─── EXTRACTED MATERIAL ───

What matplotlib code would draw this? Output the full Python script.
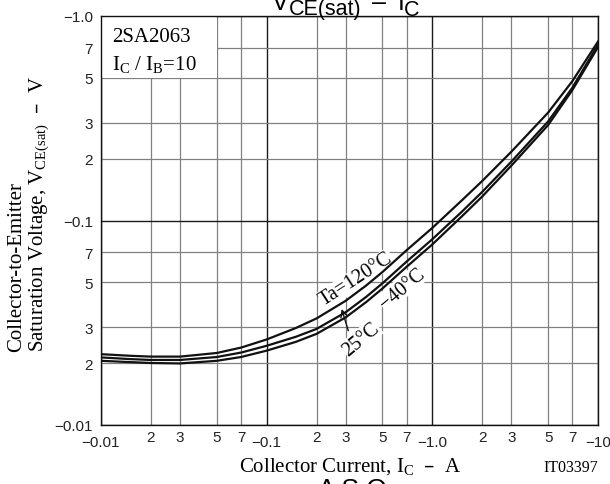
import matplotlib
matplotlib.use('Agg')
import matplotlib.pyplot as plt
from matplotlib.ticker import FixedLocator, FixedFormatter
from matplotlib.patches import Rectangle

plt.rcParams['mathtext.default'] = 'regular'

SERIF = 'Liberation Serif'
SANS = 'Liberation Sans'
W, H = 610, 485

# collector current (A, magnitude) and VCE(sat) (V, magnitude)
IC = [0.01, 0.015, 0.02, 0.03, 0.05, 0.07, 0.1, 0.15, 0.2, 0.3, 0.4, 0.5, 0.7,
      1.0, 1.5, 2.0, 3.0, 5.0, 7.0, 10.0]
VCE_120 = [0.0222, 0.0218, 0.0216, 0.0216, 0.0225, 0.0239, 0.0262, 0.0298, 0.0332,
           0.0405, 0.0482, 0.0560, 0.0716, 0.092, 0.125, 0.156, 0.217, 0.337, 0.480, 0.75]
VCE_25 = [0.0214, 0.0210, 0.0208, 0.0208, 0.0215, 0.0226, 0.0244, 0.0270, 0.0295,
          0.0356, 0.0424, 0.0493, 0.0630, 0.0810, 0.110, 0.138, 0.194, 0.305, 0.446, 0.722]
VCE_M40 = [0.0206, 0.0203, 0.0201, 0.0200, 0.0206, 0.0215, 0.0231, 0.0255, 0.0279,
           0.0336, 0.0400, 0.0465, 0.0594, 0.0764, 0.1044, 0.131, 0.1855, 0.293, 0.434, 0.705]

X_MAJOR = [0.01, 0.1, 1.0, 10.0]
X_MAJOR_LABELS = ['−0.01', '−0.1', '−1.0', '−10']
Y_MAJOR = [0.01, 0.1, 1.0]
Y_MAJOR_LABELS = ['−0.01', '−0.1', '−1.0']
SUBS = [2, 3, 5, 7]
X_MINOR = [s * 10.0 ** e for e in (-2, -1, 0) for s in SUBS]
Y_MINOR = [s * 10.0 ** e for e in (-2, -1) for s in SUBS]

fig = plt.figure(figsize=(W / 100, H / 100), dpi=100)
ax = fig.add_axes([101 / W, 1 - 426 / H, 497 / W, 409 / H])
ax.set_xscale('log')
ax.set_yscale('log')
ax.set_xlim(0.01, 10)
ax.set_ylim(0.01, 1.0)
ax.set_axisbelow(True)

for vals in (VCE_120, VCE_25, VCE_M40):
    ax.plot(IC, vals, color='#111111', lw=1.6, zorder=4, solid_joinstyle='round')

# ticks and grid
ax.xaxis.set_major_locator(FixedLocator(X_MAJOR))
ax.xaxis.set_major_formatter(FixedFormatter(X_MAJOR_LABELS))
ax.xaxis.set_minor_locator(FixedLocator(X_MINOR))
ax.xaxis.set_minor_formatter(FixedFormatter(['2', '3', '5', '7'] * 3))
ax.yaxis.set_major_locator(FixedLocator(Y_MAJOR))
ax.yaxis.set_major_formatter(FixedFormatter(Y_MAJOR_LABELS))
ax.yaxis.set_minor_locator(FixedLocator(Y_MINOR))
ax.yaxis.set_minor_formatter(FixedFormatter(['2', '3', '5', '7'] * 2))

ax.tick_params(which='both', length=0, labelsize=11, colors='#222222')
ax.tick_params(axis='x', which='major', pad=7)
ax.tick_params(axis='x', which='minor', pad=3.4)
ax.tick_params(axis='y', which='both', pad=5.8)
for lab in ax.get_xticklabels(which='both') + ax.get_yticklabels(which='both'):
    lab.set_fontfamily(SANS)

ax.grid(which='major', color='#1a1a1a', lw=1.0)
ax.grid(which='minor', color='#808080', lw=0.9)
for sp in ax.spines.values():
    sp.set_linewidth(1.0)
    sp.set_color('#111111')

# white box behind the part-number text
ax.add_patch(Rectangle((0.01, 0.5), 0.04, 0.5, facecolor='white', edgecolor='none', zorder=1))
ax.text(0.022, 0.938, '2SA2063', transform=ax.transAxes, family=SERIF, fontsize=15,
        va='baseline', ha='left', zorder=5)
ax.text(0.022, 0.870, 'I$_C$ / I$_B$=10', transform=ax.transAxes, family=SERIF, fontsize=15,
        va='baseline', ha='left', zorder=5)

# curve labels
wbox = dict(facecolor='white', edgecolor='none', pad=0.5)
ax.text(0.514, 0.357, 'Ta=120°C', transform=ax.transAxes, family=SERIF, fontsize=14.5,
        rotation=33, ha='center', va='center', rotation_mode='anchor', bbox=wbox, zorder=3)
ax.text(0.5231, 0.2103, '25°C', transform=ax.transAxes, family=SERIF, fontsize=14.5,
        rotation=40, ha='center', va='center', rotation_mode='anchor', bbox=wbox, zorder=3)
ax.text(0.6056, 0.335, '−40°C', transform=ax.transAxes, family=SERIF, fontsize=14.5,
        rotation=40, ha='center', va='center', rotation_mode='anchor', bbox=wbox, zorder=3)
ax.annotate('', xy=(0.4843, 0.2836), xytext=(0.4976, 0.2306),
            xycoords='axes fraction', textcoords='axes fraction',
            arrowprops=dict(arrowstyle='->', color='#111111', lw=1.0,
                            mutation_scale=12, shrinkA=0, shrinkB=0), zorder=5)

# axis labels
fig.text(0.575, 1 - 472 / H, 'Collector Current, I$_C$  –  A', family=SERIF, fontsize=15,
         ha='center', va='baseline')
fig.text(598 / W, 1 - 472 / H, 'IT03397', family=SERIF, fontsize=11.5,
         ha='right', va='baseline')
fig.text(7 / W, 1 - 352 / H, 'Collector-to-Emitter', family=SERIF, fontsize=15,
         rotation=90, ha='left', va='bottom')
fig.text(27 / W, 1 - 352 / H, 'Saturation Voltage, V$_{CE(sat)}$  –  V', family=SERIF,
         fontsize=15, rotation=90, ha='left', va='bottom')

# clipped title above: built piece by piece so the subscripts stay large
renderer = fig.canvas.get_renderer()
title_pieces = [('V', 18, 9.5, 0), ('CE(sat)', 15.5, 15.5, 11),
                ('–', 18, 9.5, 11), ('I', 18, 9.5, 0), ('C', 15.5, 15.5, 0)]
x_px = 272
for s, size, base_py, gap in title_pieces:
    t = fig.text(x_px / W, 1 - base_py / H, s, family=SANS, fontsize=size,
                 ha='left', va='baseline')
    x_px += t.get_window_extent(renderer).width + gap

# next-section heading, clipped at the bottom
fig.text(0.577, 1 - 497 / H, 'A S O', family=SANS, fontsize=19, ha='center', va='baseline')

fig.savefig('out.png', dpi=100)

───
─── EXTRACTED MATERIAL ───

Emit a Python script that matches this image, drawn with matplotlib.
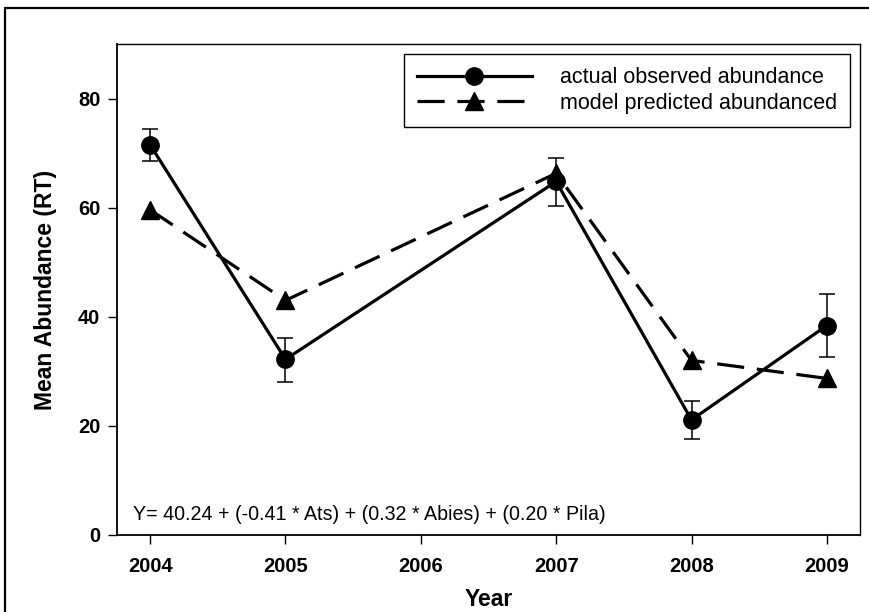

───
─── EXTRACTED MATERIAL ───

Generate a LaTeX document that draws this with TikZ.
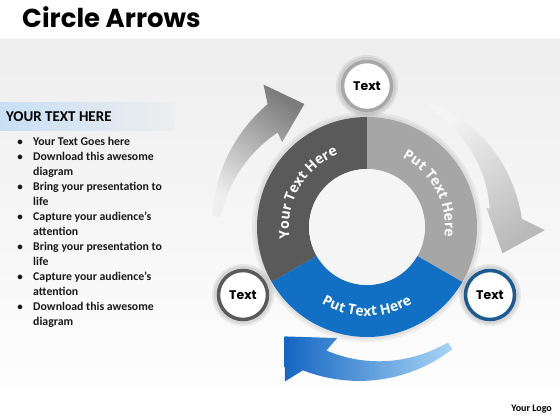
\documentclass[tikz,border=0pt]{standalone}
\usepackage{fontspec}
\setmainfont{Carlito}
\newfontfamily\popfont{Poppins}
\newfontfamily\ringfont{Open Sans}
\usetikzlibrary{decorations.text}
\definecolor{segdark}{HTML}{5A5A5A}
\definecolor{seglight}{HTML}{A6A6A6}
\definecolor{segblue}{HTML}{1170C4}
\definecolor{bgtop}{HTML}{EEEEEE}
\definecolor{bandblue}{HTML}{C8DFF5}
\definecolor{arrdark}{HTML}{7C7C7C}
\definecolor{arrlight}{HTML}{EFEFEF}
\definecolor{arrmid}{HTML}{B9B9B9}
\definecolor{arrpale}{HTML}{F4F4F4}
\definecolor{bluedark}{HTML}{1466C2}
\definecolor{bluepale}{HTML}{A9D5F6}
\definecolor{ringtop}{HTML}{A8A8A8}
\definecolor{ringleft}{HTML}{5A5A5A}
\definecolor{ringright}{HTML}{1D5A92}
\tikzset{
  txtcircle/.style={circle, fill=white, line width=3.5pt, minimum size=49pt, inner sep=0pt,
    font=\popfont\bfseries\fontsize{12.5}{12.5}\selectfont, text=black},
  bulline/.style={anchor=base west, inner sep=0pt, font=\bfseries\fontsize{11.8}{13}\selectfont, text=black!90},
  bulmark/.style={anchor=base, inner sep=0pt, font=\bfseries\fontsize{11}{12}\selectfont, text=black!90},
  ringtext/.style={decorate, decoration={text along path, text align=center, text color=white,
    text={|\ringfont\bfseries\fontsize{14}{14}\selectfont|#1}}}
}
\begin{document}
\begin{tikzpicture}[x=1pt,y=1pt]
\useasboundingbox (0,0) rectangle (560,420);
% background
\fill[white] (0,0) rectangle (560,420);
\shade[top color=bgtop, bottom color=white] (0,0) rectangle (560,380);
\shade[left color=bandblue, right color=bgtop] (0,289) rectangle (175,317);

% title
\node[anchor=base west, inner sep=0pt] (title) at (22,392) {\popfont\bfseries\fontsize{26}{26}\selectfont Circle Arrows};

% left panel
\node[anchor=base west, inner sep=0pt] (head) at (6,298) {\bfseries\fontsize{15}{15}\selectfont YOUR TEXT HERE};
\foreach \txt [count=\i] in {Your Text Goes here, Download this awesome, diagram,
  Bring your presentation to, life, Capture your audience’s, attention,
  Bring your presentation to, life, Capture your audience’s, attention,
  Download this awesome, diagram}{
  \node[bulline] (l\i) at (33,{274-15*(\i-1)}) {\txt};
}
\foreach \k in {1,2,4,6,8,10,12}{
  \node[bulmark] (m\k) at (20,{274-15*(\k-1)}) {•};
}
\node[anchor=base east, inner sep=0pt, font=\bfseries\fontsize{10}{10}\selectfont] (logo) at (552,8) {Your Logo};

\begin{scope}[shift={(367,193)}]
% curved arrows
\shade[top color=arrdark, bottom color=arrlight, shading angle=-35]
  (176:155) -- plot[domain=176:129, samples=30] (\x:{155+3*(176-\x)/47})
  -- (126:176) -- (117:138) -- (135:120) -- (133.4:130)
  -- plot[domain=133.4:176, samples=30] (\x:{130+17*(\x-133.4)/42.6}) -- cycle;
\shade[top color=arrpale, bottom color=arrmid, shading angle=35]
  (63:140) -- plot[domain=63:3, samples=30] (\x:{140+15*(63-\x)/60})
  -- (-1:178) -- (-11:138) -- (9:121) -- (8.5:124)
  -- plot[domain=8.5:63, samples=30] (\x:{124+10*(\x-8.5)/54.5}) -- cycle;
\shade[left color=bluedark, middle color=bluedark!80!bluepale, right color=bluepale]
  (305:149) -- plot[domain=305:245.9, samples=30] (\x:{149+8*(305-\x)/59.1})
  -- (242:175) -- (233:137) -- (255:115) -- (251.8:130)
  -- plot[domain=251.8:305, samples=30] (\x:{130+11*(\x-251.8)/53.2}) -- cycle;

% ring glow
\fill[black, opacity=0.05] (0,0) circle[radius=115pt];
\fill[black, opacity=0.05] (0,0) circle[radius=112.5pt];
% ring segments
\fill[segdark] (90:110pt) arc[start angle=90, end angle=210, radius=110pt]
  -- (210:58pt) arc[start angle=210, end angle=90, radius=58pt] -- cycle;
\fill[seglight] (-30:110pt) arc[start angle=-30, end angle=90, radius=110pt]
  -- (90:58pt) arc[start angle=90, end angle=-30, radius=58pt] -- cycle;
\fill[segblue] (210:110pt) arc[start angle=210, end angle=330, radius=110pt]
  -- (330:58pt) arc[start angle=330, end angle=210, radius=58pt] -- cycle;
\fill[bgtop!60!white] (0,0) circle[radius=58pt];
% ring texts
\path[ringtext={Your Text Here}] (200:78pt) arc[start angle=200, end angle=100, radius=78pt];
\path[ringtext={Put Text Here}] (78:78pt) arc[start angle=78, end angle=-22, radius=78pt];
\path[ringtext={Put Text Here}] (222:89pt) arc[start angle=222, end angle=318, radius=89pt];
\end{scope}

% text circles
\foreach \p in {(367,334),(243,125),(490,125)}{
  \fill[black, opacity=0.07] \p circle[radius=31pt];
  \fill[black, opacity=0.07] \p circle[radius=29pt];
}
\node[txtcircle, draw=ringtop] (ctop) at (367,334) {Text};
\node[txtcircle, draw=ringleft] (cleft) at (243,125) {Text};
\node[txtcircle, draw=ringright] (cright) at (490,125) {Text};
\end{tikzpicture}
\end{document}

───

#### EXERCISE TASK
Give again the lines from "What matplotlib code" to "W, H = 610, 485" exactly, both of those lines included, and do not include any pictures.

#### CORRECT RESPONSE
What matplotlib code would draw this? Output the full Python script.
import matplotlib
matplotlib.use('Agg')
import matplotlib.pyplot as plt
from matplotlib.ticker import FixedLocator, FixedFormatter
from matplotlib.patches import Rectangle

plt.rcParams['mathtext.default'] = 'regular'

SERIF = 'Liberation Serif'
SANS = 'Liberation Sans'
W, H = 610, 485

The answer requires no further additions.